ML2 ‐ Lec (2) - RenadShamrani/test GitHub Wiki

1. Cross-Validation 🔄

  • What?: Divides data into blocks (e.g., 4-fold or 10-fold) to test model performance.
  • Why?: Avoids bias from a single train-test split.
  • How?: Each block is used as a test set once, and results are averaged.
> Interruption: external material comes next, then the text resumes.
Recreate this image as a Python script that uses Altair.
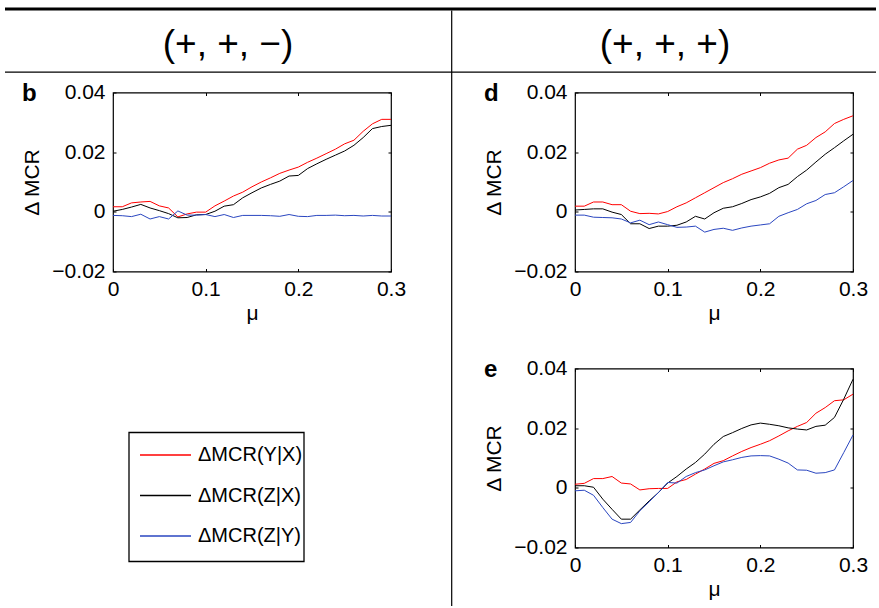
import altair as alt
import pandas as pd

# ---------------- data ----------------
MU = [0.00, 0.01, 0.02, 0.03, 0.04, 0.05, 0.06, 0.07, 0.08, 0.09, 0.10,
      0.11, 0.12, 0.13, 0.14, 0.15, 0.16, 0.17, 0.18, 0.19, 0.20,
      0.21, 0.22, 0.23, 0.24, 0.25, 0.26, 0.27, 0.28, 0.29, 0.30]
SERIES = ["ΔMCR(Y|X)", "ΔMCR(Z|X)", "ΔMCR(Z|Y)"]
COLORS = ["#ff0000", "#000000", "#2a46c0"]
HEADERS = ["(+, +, −)", "(+, +, +)"]
LETTERS = ["b", "d", "e"]
X_TICKS = [0, 0.1, 0.2, 0.3]
Y_TICKS = [-0.02, 0, 0.02, 0.04]

# panel b  (+, +, -)
B_YX = [0.0017, 0.0017, 0.0030, 0.0033, 0.0035, 0.0020, 0.0013, -0.0017, -0.0007, -0.0001, -0.0001,
        0.0020, 0.0036, 0.0053, 0.0066, 0.0084, 0.0100, 0.0114, 0.0129, 0.0140, 0.0150,
        0.0166, 0.0180, 0.0195, 0.0210, 0.0228, 0.0240, 0.0270, 0.0295, 0.0310, 0.0310]
B_ZX = [0.0002, 0.0008, 0.0016, 0.0025, 0.0013, 0.0004, -0.0006, -0.0020, -0.0019, -0.0010, -0.0009,
        0.0002, 0.0019, 0.0024, 0.0047, 0.0064, 0.0080, 0.0092, 0.0103, 0.0120, 0.0122,
        0.0145, 0.0161, 0.0176, 0.0190, 0.0204, 0.0223, 0.0249, 0.0279, 0.0286, 0.0290]
B_ZY = [-0.0012, -0.0013, -0.0016, -0.0008, -0.0024, -0.0016, -0.0024, 0.0003, -0.0011, -0.0011, -0.0009,
        -0.0016, -0.0009, -0.0019, -0.0012, -0.0012, -0.0012, -0.0013, -0.0015, -0.0009, -0.0015,
        -0.0016, -0.0012, -0.0012, -0.0011, -0.0013, -0.0012, -0.0014, -0.0012, -0.0014, -0.0014]

# panel d  (+, +, +)
D_YX = [0.0019, 0.0019, 0.0033, 0.0033, 0.0024, 0.0024, 0.0002, -0.0006, -0.0005, -0.0007, 0.0001,
        0.0017, 0.0030, 0.0047, 0.0064, 0.0081, 0.0098, 0.0111, 0.0126, 0.0137, 0.0148,
        0.0163, 0.0174, 0.0180, 0.0210, 0.0223, 0.0249, 0.0268, 0.0296, 0.0310, 0.0322]
D_ZX = [0.0006, 0.0008, 0.0010, 0.0010, -0.0001, -0.0009, -0.0040, -0.0040, -0.0056, -0.0048, -0.0048,
        -0.0045, -0.0034, -0.0015, -0.0024, -0.0003, 0.0012, 0.0017, 0.0028, 0.0041, 0.0050,
        0.0062, 0.0081, 0.0092, 0.0118, 0.0140, 0.0167, 0.0193, 0.0215, 0.0238, 0.0260]
D_ZY = [-0.0011, -0.0011, -0.0018, -0.0019, -0.0020, -0.0024, -0.0037, -0.0028, -0.0043, -0.0034, -0.0043,
        -0.0052, -0.0051, -0.0048, -0.0068, -0.0059, -0.0055, -0.0062, -0.0054, -0.0048, -0.0044,
        -0.0040, -0.0015, -0.0003, 0.0008, 0.0027, 0.0038, 0.0058, 0.0064, 0.0084, 0.0105]

# panel e  (+, +, +)
E_YX = [0.0012, 0.0015, 0.0031, 0.0031, 0.0038, 0.0016, 0.0013, -0.0007, -0.0003, -0.0002, -0.0002,
        0.0020, 0.0028, 0.0046, 0.0063, 0.0082, 0.0091, 0.0107, 0.0122, 0.0135, 0.0146,
        0.0158, 0.0174, 0.0191, 0.0206, 0.0219, 0.0250, 0.0269, 0.0292, 0.0295, 0.0314]
E_ZX = [0.0007, 0.0007, 0.0002, -0.0038, -0.0072, -0.0105, -0.0105, -0.0074, -0.0044, -0.0016, 0.0016,
        0.0038, 0.0063, 0.0085, 0.0113, 0.0146, 0.0172, 0.0185, 0.0199, 0.0211, 0.0217,
        0.0213, 0.0208, 0.0201, 0.0197, 0.0194, 0.0206, 0.0210, 0.0236, 0.0297, 0.0364]
E_ZY = [-0.0010, -0.0008, -0.0025, -0.0066, -0.0105, -0.0120, -0.0116, -0.0077, -0.0047, -0.0016, 0.0018,
        0.0016, 0.0038, 0.0051, 0.0060, 0.0074, 0.0087, 0.0094, 0.0102, 0.0107, 0.0108,
        0.0107, 0.0096, 0.0083, 0.0060, 0.0059, 0.0049, 0.0051, 0.0060, 0.0118, 0.0177]

# ---------------- layout / style ----------------
W, H = 278, 179
FONT = "Liberation Sans"
FS = 21
XLAB = "abs(datum.value) < 1e-9 ? '0' : format(datum.value, '.1f')"
YLAB = "abs(datum.value) < 1e-9 ? '0' : format(datum.value, '.2f')"
COLOR_SCALE = alt.Scale(domain=SERIES, range=COLORS)


def long_df(yx, zx, zy):
    rows = []
    for name, vals in zip(SERIES, (yx, zx, zy)):
        for m, v in zip(MU, vals):
            rows.append({"mu": m, "v": v, "series": name})
    return pd.DataFrame(rows)


ONE = alt.Data(values=[{"k": 0}])


def panel(yx, zx, zy, letter, extras):
    df = long_df(yx, zx, zy)
    xs = alt.Scale(domain=[0, 0.3], nice=False, zero=False)
    ys = alt.Scale(domain=[-0.02, 0.04], nice=False, zero=False)
    lines = alt.Chart(df).mark_line(strokeWidth=1).encode(
        x=alt.X("mu:Q", scale=xs,
                axis=alt.Axis(orient="bottom", values=X_TICKS, labelExpr=XLAB, title="μ",
                              offset=-3, tickSize=3, domain=False, grid=False,
                              labelFlush=False, labelPadding=7, titlePadding=3)),
        y=alt.Y("v:Q", scale=ys,
                axis=alt.Axis(orient="left", values=Y_TICKS, labelExpr=YLAB, title="Δ MCR",
                              offset=-3, tickSize=3, domain=False, grid=False,
                              labelFlush=False, labelPadding=8, titlePadding=9)),
        color=alt.Color("series:N", scale=COLOR_SCALE, legend=None),
    )
    ticks2 = alt.Chart(df).mark_line(strokeOpacity=0).encode(
        x=alt.X("mu:Q", scale=xs,
                axis=alt.Axis(orient="top", values=X_TICKS, labels=False, title=None,
                              offset=-3, tickSize=3, domain=False, grid=False)),
        y=alt.Y("v:Q", scale=ys,
                axis=alt.Axis(orient="right", values=Y_TICKS, labels=False, title=None,
                              offset=-3, tickSize=3, domain=False, grid=False)),
    )
    lab = alt.Chart(alt.Data(values=[{"t": letter}])).mark_text(
        font=FONT, fontSize=24, fontWeight="bold", align="left", baseline="alphabetic", color="black"
    ).encode(text="t:N", x=alt.value(-91), y=alt.value(8))
    layers = list(extras) + [lines, ticks2, lab]
    return alt.layer(*layers).resolve_axis(x="independent", y="independent").properties(width=W, height=H)


def header(text, cx):
    return alt.Chart(alt.Data(values=[{"t": text}])).mark_text(
        font=FONT, fontSize=37, align="center", baseline="middle", color="black"
    ).encode(text="t:N", x=alt.value(cx), y=alt.value(-47.5))


top_line = alt.Chart(ONE).mark_rule(color="black", strokeWidth=3).encode(
    x=alt.value(-108), x2=alt.value(763), y=alt.value(-83.5))
head_line = alt.Chart(ONE).mark_rule(color="black", strokeWidth=1.3).encode(
    x=alt.value(-108), x2=alt.value(763), y=alt.value(-20.3))
divider = alt.Chart(ONE).mark_rule(color="black", strokeWidth=1.2).encode(
    x=alt.value(338.7), y=alt.value(-82), y2=alt.value(513.5))

pb = panel(B_YX, B_ZX, B_ZY, LETTERS[0], [top_line, head_line, divider, header(HEADERS[0], 115)])
pd_ = panel(D_YX, D_ZX, D_ZY, LETTERS[1], [header(HEADERS[1], 90)])
pe = panel(E_YX, E_ZX, E_ZY, LETTERS[2], [])

# ---------------- legend (bottom-left cell) ----------------
leg_df = pd.DataFrame({"series": SERIES})
leg_y = alt.Y("series:N", scale=alt.Scale(type="point", domain=SERIES, range=[86.5, 167.5], padding=0),
              axis=None)
leg_box = alt.Chart(ONE).mark_rect(fillOpacity=0, stroke="black", strokeWidth=1.3).encode(
    x=alt.value(16), x2=alt.value(191), y=alt.value(64), y2=alt.value(193))
leg_sym = alt.Chart(leg_df).mark_rule(strokeWidth=1.5).encode(
    x=alt.value(27), x2=alt.value(78), y=leg_y,
    color=alt.Color("series:N", scale=COLOR_SCALE, legend=None))
leg_txt = alt.Chart(leg_df).mark_text(
    font=FONT, fontSize=20, align="left", baseline="middle", color="black"
).encode(x=alt.value(85), y=leg_y, text="series:N")
legend_cell = alt.layer(leg_box, leg_sym, leg_txt).properties(
    width=W, height=H, view=alt.ViewBackground(strokeOpacity=0))

chart = alt.concat(
    pb, pd_, legend_cell, pe, columns=2,
    spacing={"row": 97, "column": 184}, bounds="flush",
).properties(
    padding={"left": 2, "top": 6.5, "right": 0, "bottom": 0}
).configure_view(
    stroke="black", strokeWidth=1.2
).configure_axis(
    labelFont=FONT, titleFont=FONT, labelFontSize=FS, titleFontSize=FS,
    titleFontWeight="normal", labelColor="black", titleColor="black",
    tickColor="black", tickWidth=1,
)

chart.save("out.html", embed_options={"renderer": "svg", "actions": False})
2. Underfitting / Overfitting / Best Fit 📉📈

  • Underfitting: Model too simple → can’t capture data trend. 🚫
  • Overfitting: Model too complex → captures noise. 📊
  • Best Fit: Model captures trend moderately. ✅

3. Bias vs. Variance ⚖️

  • Bias: Error from wrong assumptions (e.g., straight line for curved data). 📏
  • Variance: Error from sensitivity to small changes in data. 📊
  • Tradeoff: Simple models = high bias, low variance. Complex models = low bias, high variance.

4. Support Vector Classifier (SVC) 🎯

  • What?: Finds the best hyperplane to separate classes.
  • Margin: Distance between hyperplane and closest points (support vectors). 📏
  • Soft Margin: Allows misclassifications to handle outliers. 🛠️
  • Objective: Maximize margin → Minimize ||w|| (normal vector).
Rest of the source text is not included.